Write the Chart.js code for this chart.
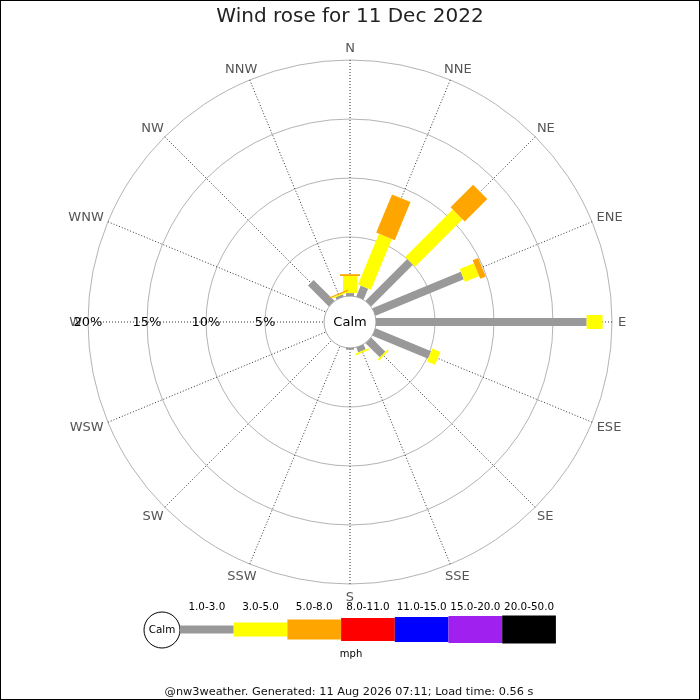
...
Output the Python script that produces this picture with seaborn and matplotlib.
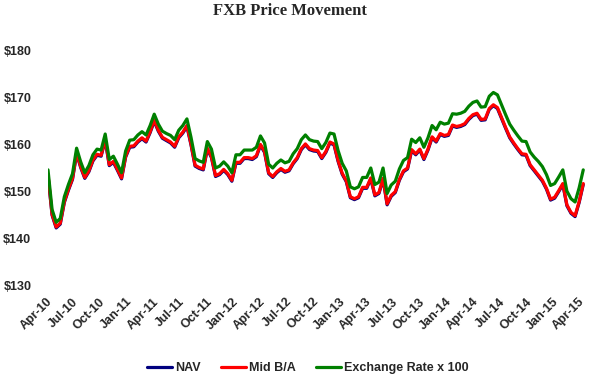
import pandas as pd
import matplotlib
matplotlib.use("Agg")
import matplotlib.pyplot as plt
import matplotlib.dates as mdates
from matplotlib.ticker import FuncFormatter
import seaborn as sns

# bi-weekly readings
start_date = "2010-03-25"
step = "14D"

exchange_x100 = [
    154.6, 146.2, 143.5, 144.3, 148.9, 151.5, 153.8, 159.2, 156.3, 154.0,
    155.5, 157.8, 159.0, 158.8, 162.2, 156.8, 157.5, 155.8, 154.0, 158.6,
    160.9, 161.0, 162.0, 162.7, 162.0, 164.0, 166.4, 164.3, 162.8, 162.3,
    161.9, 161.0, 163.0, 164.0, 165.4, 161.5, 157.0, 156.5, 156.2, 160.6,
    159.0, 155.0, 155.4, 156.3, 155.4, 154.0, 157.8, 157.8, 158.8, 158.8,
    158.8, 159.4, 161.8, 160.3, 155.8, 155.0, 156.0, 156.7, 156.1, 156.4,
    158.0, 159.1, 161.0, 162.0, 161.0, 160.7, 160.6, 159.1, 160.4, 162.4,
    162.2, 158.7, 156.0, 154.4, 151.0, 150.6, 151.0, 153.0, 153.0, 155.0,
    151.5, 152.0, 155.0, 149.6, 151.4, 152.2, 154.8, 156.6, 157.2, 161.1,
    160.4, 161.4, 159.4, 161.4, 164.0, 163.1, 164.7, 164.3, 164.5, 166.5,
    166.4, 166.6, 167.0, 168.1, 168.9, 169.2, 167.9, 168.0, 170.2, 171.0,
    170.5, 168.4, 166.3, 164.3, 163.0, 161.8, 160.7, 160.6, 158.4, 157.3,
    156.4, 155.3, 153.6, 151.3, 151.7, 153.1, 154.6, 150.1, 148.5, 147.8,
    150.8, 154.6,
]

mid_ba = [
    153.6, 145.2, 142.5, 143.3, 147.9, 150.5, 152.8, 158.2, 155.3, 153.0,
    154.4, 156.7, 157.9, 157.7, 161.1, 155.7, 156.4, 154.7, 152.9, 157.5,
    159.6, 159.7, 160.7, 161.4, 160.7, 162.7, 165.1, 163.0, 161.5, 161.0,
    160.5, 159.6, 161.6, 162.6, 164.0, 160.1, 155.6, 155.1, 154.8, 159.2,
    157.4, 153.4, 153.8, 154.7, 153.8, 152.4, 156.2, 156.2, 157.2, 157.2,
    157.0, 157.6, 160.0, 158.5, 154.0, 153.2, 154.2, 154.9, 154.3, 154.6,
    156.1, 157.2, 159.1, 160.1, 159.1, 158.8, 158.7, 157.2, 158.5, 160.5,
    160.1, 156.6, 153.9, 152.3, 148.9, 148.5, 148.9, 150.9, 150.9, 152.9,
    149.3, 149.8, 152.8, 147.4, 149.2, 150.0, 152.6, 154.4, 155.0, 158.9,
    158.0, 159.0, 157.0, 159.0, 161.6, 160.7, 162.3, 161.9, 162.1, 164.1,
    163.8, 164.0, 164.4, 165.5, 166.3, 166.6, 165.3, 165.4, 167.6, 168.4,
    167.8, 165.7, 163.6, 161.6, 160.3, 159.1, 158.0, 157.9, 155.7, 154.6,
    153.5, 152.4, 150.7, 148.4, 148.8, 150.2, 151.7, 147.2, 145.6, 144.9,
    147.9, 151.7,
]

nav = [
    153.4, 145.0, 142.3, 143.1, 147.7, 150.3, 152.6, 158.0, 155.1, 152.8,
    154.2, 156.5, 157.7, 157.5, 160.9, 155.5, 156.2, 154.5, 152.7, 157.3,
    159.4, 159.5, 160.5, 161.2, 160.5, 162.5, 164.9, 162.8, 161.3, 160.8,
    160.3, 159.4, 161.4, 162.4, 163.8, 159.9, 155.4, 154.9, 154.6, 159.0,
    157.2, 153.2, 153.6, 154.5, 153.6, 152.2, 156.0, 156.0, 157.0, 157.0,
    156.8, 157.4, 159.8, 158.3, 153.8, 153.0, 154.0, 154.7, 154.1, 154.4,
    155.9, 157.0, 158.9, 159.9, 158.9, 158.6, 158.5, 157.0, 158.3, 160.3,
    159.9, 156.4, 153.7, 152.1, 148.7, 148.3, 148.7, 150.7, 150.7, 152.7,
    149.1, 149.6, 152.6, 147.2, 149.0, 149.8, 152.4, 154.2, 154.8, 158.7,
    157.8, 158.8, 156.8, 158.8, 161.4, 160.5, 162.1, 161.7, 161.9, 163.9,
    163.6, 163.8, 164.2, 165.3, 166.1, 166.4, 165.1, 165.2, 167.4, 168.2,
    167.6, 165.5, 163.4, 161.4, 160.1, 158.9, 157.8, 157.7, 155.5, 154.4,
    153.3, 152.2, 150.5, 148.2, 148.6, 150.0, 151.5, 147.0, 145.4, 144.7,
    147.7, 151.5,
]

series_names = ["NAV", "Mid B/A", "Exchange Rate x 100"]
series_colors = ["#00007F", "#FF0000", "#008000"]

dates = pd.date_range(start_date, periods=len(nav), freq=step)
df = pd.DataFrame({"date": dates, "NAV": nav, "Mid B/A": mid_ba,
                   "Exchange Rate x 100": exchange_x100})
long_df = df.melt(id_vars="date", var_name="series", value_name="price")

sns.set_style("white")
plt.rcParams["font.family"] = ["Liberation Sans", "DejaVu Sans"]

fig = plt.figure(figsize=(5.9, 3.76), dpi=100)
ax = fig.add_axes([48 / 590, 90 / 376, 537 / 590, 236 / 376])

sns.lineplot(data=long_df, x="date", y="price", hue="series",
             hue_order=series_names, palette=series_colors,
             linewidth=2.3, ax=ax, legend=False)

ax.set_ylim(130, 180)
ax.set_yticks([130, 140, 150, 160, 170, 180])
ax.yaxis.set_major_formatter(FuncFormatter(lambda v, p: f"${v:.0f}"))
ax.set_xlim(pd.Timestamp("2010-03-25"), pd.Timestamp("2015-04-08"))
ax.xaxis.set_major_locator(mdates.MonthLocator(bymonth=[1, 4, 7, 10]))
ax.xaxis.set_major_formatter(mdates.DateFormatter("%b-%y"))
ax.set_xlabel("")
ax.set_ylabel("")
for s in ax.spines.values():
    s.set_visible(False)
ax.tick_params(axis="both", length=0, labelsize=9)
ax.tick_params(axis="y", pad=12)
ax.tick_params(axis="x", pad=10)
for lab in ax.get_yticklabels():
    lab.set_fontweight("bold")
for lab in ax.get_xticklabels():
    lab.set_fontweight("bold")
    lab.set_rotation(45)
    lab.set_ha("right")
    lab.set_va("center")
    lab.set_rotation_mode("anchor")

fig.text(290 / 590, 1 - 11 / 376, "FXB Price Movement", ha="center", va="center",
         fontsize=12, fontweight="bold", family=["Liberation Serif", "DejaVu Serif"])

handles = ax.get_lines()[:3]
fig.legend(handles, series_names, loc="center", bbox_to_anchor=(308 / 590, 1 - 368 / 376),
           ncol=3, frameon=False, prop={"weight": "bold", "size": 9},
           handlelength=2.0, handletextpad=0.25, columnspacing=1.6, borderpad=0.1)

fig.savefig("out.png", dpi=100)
---
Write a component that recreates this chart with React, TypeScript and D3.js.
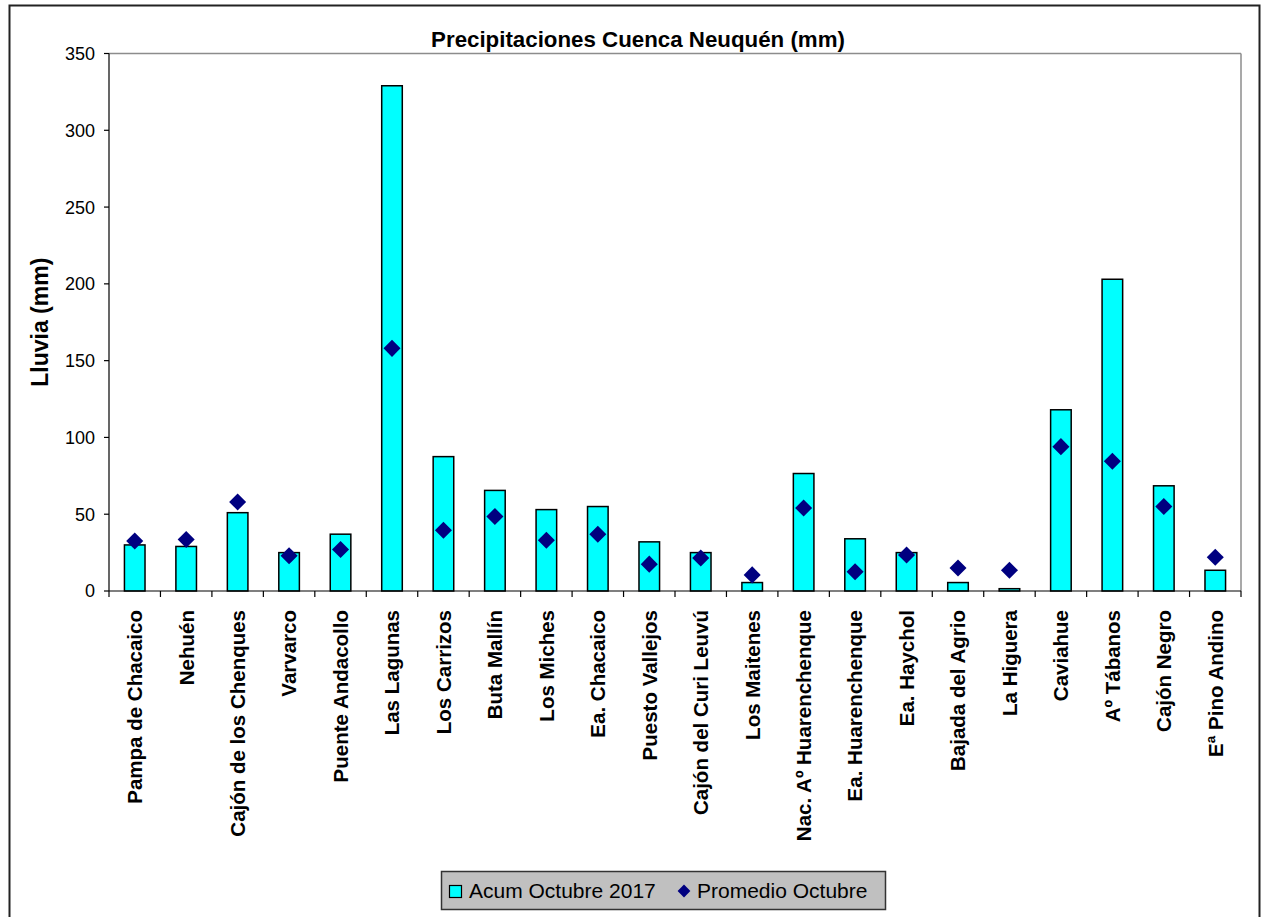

• [Job] Of all the lines above, how many contain "chart"? Give the number and nothing more.

• [Task answer] 2